Она не подумала о том, как донести сумки от омнибуса до вокзала, и ей пришлось стаскивать их с багажной полки, снося неудовольствие других пассажиров, пока какой-то джентльмен не пришел ей на помощь, подозвав носильщика, которому она, растерявшись, отдала все деньги, отложенные на то, чтобы выпить в поезде чаю с сэндвичами. Впрочем, есть ей не особенно хочется, да и тетя Мэри непременно покормит ее ужином. Едет Алли вторым классом, талия без корсета да благопристойные манеры – вот все, чем она может защититься от авансов сидящего напротив мужчины, который, правда, проявляет интерес только к своей газете. Поезд отходит от станции, и ее мысли замедляют свой бег, теперь уже ничего не вернешь назад, и это ее успокаивает. Вот она, сидит без дела и в то же время движется, с каждой минутой, с каждым новым ярдом приближаясь к Лондону и к новой жизни. Она, разумеется, запаслась книгами, но ей не надо ничего учить, не надо ничего делать, только наблюдать, как несутся вперед время и Англия.
«Мы, конечно же, встретим тебя с поезда, – написала ей тетя Мэри. – Не вздумай уходить с вокзала одна, а тем более – с незнакомыми людьми, что бы они там ни рассказывали». Мэри, наверное, считает тебя совсем дурочкой, сказала мама. Или думает, что я тебя растила в полном неведении. Но, скорее всего, тетя Мэри просто не слишком-то жалует газеты, а потому не знает, что мама и есть та самая «Э. С. М.», которая первой, при помощи статьи в «Манчестер газетт», оповестила нацию о белой работорговле, увидев в парижских и бельгийских борделях совсем еще юных английских девочек. Их истории Алли рассказали в мельчайших подробностях. Спускаясь на перрон, она изо всех сил старается не встретиться ни с кем взглядом и тихонько ждет, пока носильщик снесет ее вещи, хотя вернее было бы держаться бойко и решительно, только Алли это сейчас совсем не по силам.

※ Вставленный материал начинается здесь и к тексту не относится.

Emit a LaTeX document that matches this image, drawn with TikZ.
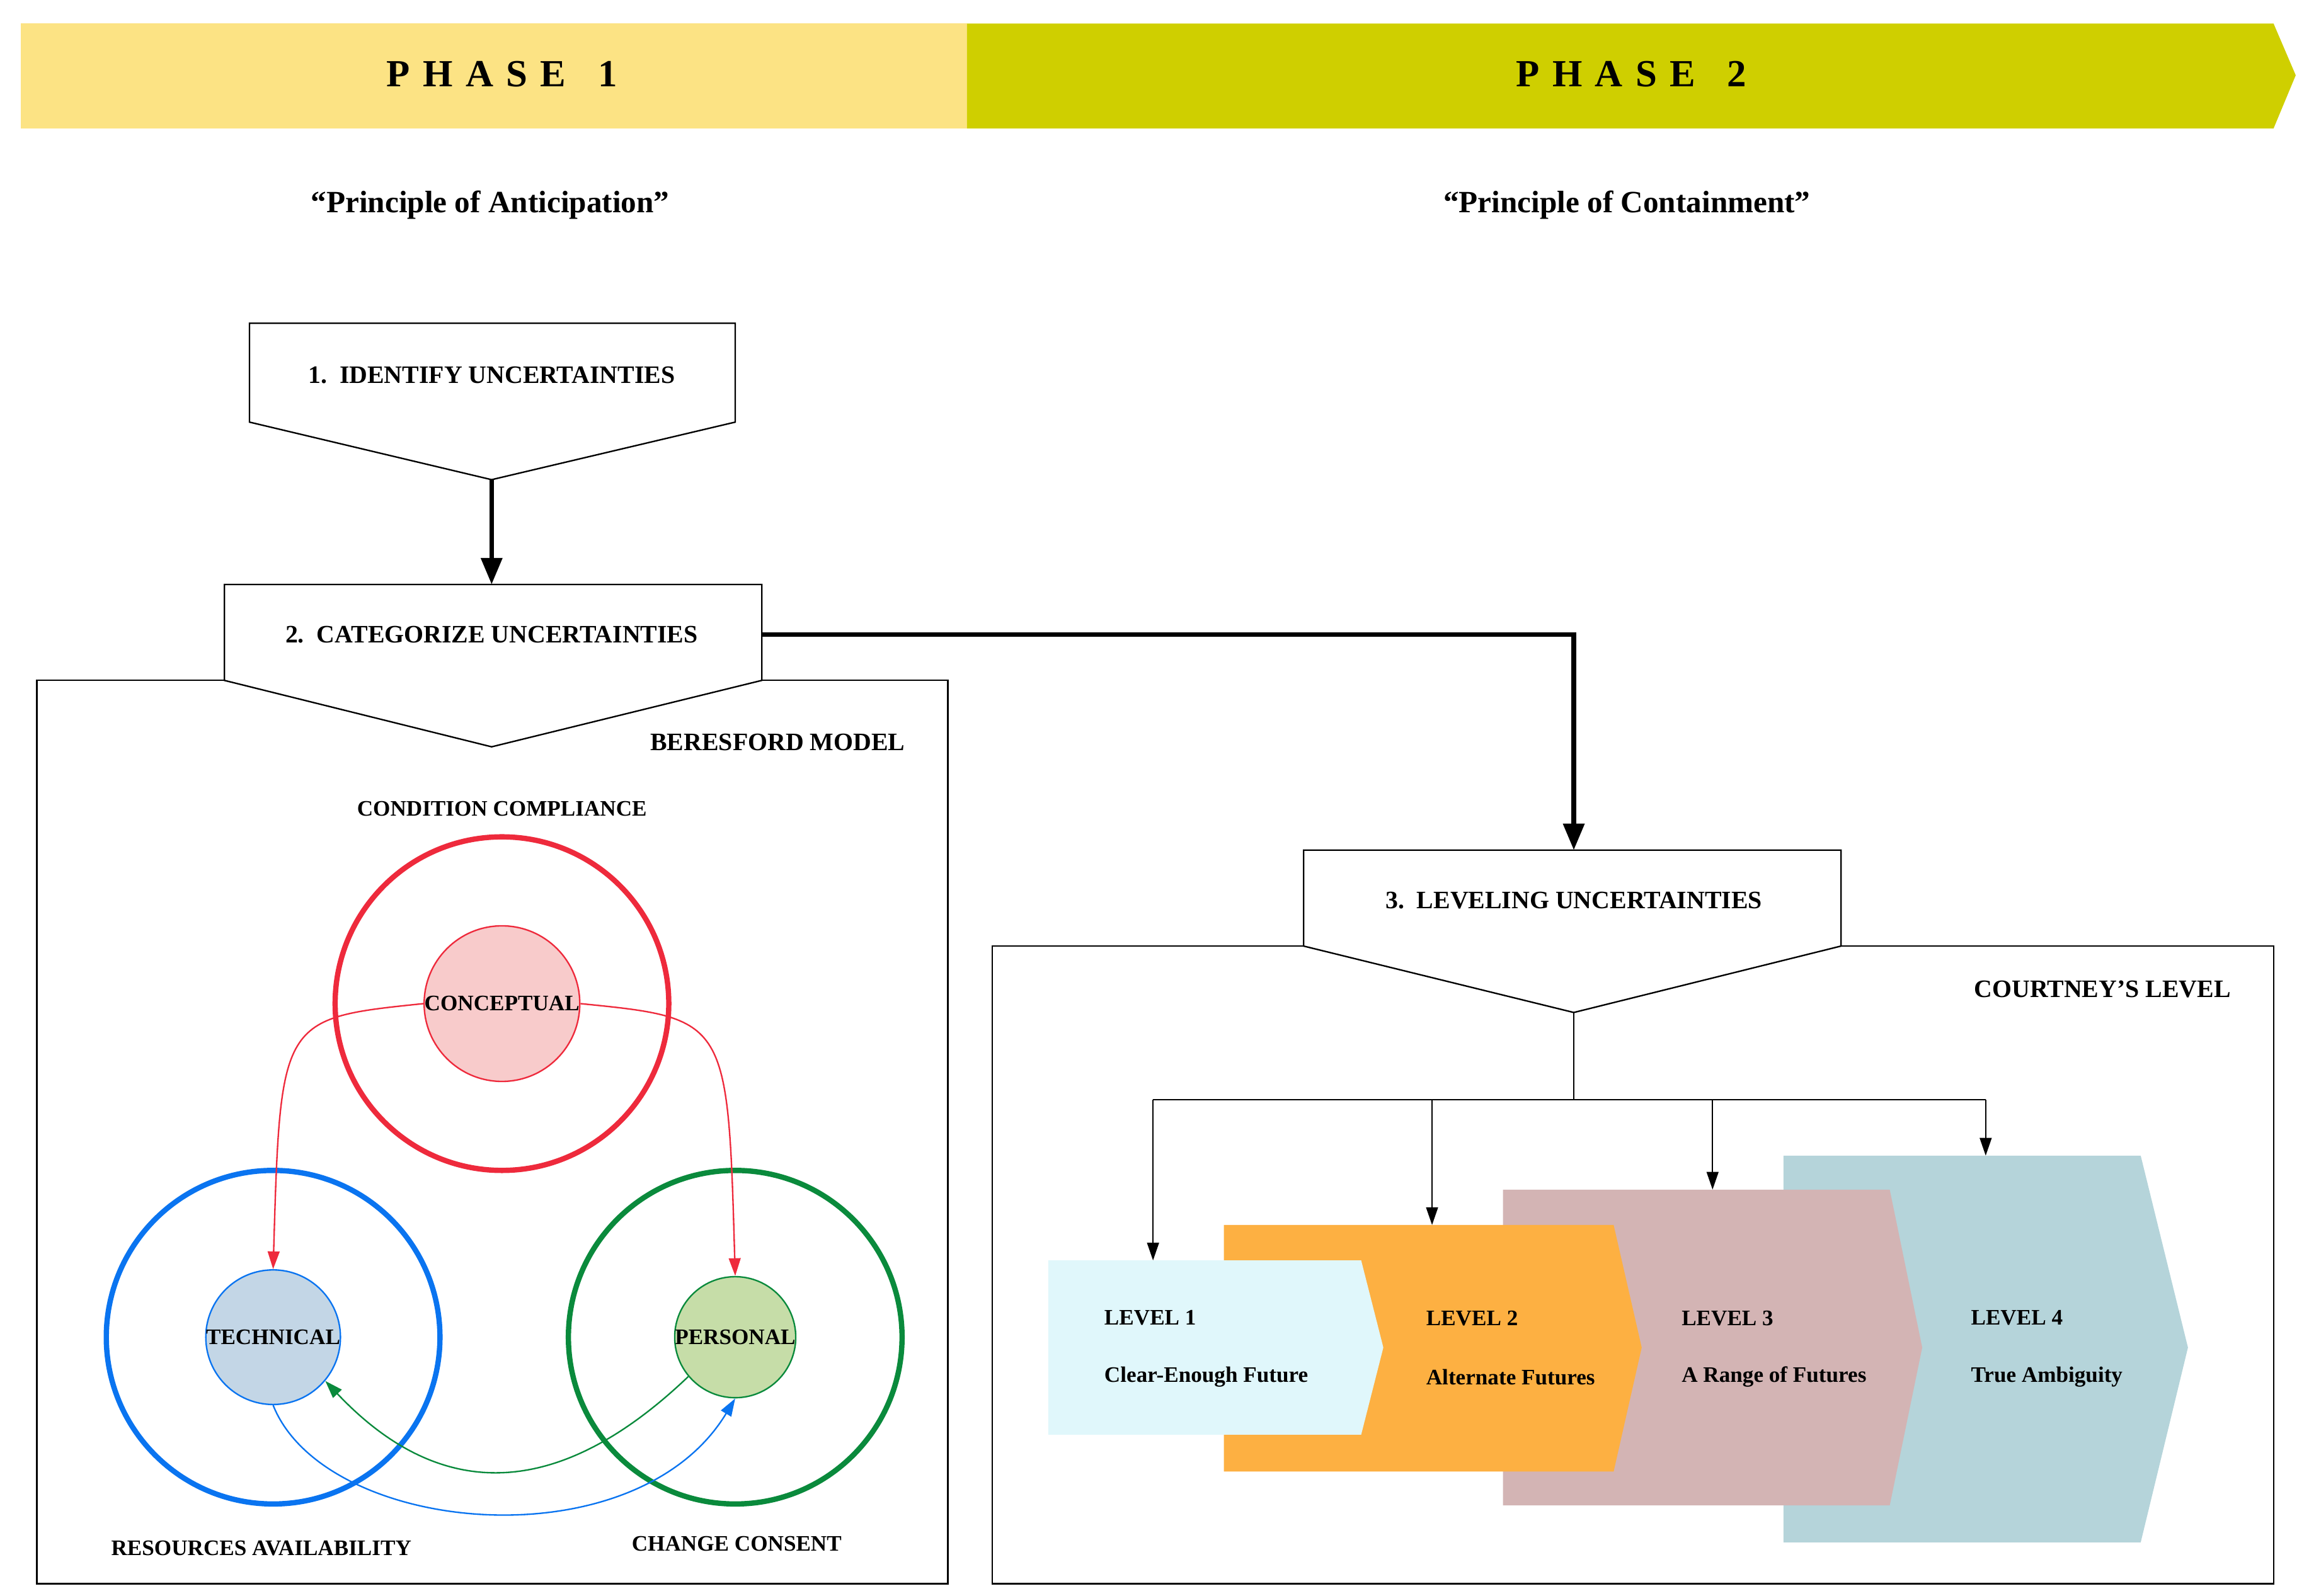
\documentclass[tikz,border=0pt]{standalone}
\usepackage{fontspec}
\setmainfont{Liberation Serif}
\usetikzlibrary{arrows.meta}
\definecolor{ph1}{HTML}{FCE384}
\definecolor{ph2}{HTML}{CFCF00}
\definecolor{cred}{HTML}{EE2A3C}
\definecolor{cblue}{HTML}{0A74F0}
\definecolor{cgreen}{HTML}{0A8A3C}
\definecolor{fred}{HTML}{F8CBCB}
\definecolor{fblue}{HTML}{C3D6E6}
\definecolor{fgreen}{HTML}{C6DDA8}
\definecolor{l1}{HTML}{E0F7FB}
\definecolor{l2}{HTML}{FDB042}
\definecolor{l3}{HTML}{D3B4B4}
\definecolor{l4}{HTML}{B5D4DA}
\begin{document}
\begin{tikzpicture}[x=0.5pt,y=-0.5pt,
  lbl/.style={font=\bfseries\fontsize{8.5}{10}\selectfont},
  sm/.style={font=\bfseries\fontsize{7.5}{9}\selectfont},
  box/.style={draw=black,fill=white,line width=0.5pt},
  thick/.style={line width=1.6pt,-{Triangle[length=9pt,width=7pt]}},
  thin/.style={line width=0.5pt,-{Triangle[length=6pt,width=4pt]}}]
\useasboundingbox (0,0) rectangle (1564,1081);
% phases
\fill[ph1] (14,16) rectangle (655,87);
\fill[ph2] (655,16) -- (1540,16) -- (1555,51) -- (1540,87) -- (655,87) -- cycle;
\node[font=\bfseries\fontsize{13}{15}\selectfont] (p1) at (340,50) {P\,\,H\,\,A\,\,S\,\,E\,\,\,\,\,1};
\node[font=\bfseries\fontsize{13}{15}\selectfont] (p2) at (1105,50) {P\,\,H\,\,A\,\,S\,\,E\,\,\,\,\,2};
\node[font=\bfseries\fontsize{10.5}{12}\selectfont] (q1) at (332,139) {“Principle of Anticipation”};
\node[font=\bfseries\fontsize{10.5}{12}\selectfont] (q2) at (1102,139) {“Principle of Containment”};
% frames
\draw[line width=0.5pt] (25,461) rectangle (642,1073);
\draw[line width=0.5pt] (672,641) rectangle (1540,1073);
% box1
\draw[box] (169,219) -- (498,219) -- (498,286) -- (333,325) -- (169,286) -- cycle;
\node[lbl] (b1) at (333,254) {1.\ \ IDENTIFY UNCERTAINTIES};
\coordinate (b1t) at (333,325);
% box2
\draw[box] (152,396) -- (516,396) -- (516,461) -- (333,506) -- (152,461) -- cycle;
\node[lbl] (b2) at (333,430) {2.\ \ CATEGORIZE UNCERTAINTIES};
\coordinate (b2top) at (333,396);
\coordinate (b2r) at (516,430);
\draw[thick] (b1t) -- (b2top);
% box3
\draw[box] (883,576) -- (1247,576) -- (1247,641) -- (1066,686) -- (883,641) -- cycle;
\node[lbl] (b3) at (1066,610) {3.\ \ LEVELING UNCERTAINTIES};
\coordinate (b3top) at (1066,576);
\coordinate (b3t) at (1066,686);
\draw[thick] (b2r) -- (1066,430) -- (b3top);
\node[lbl,anchor=east] (bm) at (620,503) {BERESFORD MODEL};
\node[lbl,anchor=east] (cl) at (1518,670) {COURTNEY’S LEVEL};
% circles
\draw[cred,line width=1.8pt] (340,680) circle (113);
\draw[cblue,line width=1.8pt] (185,906) circle (113);
\draw[cgreen,line width=1.8pt] (498,906) circle (113);
\node[circle,draw=cred,fill=fred,minimum size=38pt,inner sep=0,line width=0.5pt,sm] (con) at (340,680) {CONCEPTUAL};
\node[circle,draw=cblue,fill=fblue,minimum size=38pt,inner sep=0,line width=0.5pt,sm] (tec) at (185,906) {TECHNICAL};
\node[circle,draw=cgreen,fill=fgreen,minimum size=38pt,inner sep=0,line width=0.5pt,sm] (per) at (498,906) {PERSONAL};
\node[sm] (cc) at (340,548) {CONDITION COMPLIANCE};
\node[sm] (ra) at (177,1049) {RESOURCES AVAILABILITY};
\node[sm] (chc) at (499,1046) {CHANGE CONSENT};
\draw[thin,cred] (con.west) .. controls (190,690) .. (tec.north);
\draw[thin,cred] (con.east) .. controls (493,690) .. (per.north);
\draw[thin,cgreen] (per.-140) .. controls (380,1015) and (300,1020) .. (tec.-40);
\draw[thin,cblue] (tec.south) .. controls (220,1040) and (430,1060) .. (per.-90);
% levels
\fill[l4] (1208,783) -- (1450,783) -- (1482,913) -- (1450,1045) -- (1208,1045) -- cycle;
\fill[l3] (1018,806) -- (1280,806) -- (1302,913) -- (1280,1020) -- (1018,1020) -- cycle;
\fill[l2] (829,830) -- (1093,830) -- (1112,913) -- (1093,997) -- (829,997) -- cycle;
\fill[l1] (710,854) -- (922,854) -- (937,913) -- (922,972) -- (710,972) -- cycle;
\coordinate (t1) at (781,854);
\coordinate (t2) at (970,830);
\coordinate (t3) at (1160,806);
\coordinate (t4) at (1345,783);
\draw[line width=0.5pt] (b3t) -- (1066,745);
\draw[line width=0.5pt] (781,745) -- (1345,745);
\draw[thin] (781,745) -- (t1);
\draw[thin] (970,745) -- (t2);
\draw[thin] (1160,745) -- (t3);
\draw[thin] (1345,745) -- (t4);
\node[sm,anchor=west] (a1) at (741,893) {LEVEL 1};
\node[sm,anchor=west] (a2) at (741,933) {Clear-Enough Future};
\node[sm,anchor=west] (c1) at (959,893) {LEVEL 2};
\node[sm,anchor=west] (c2) at (959,933) {Alternate Futures};
\node[sm,anchor=west] (d1) at (1132,893) {LEVEL 3};
\node[sm,anchor=west] (d2) at (1132,933) {A Range of Futures};
\node[sm,anchor=west] (e1) at (1328,893) {LEVEL 4};
\node[sm,anchor=west] (e2) at (1328,933) {True Ambiguity};
\end{tikzpicture}
\end{document}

Она только ежится, когда за спиной у нее раздается визг паровоза и лицо обдает угольным ветром. К толпам ей не привыкать, но прежде она никогда не видела столько народу под одной крышей. Если крыша рухнет… Подними голову, думает она, ничего не рухнет. Железнодорожные пути, извиваясь, тянутся обратно, на север, и над ними покачивается стеклянный полог крыши, будто колонны из кованого железа и не опоры ей вовсе, а якоря. Вслед за носильщиком она уходит с перрона, от поезда, который увез ее так далеко, и Большой зал раскрывается перед ней, как библиотека, как римские купальни с картинок, только полные не воды, а света.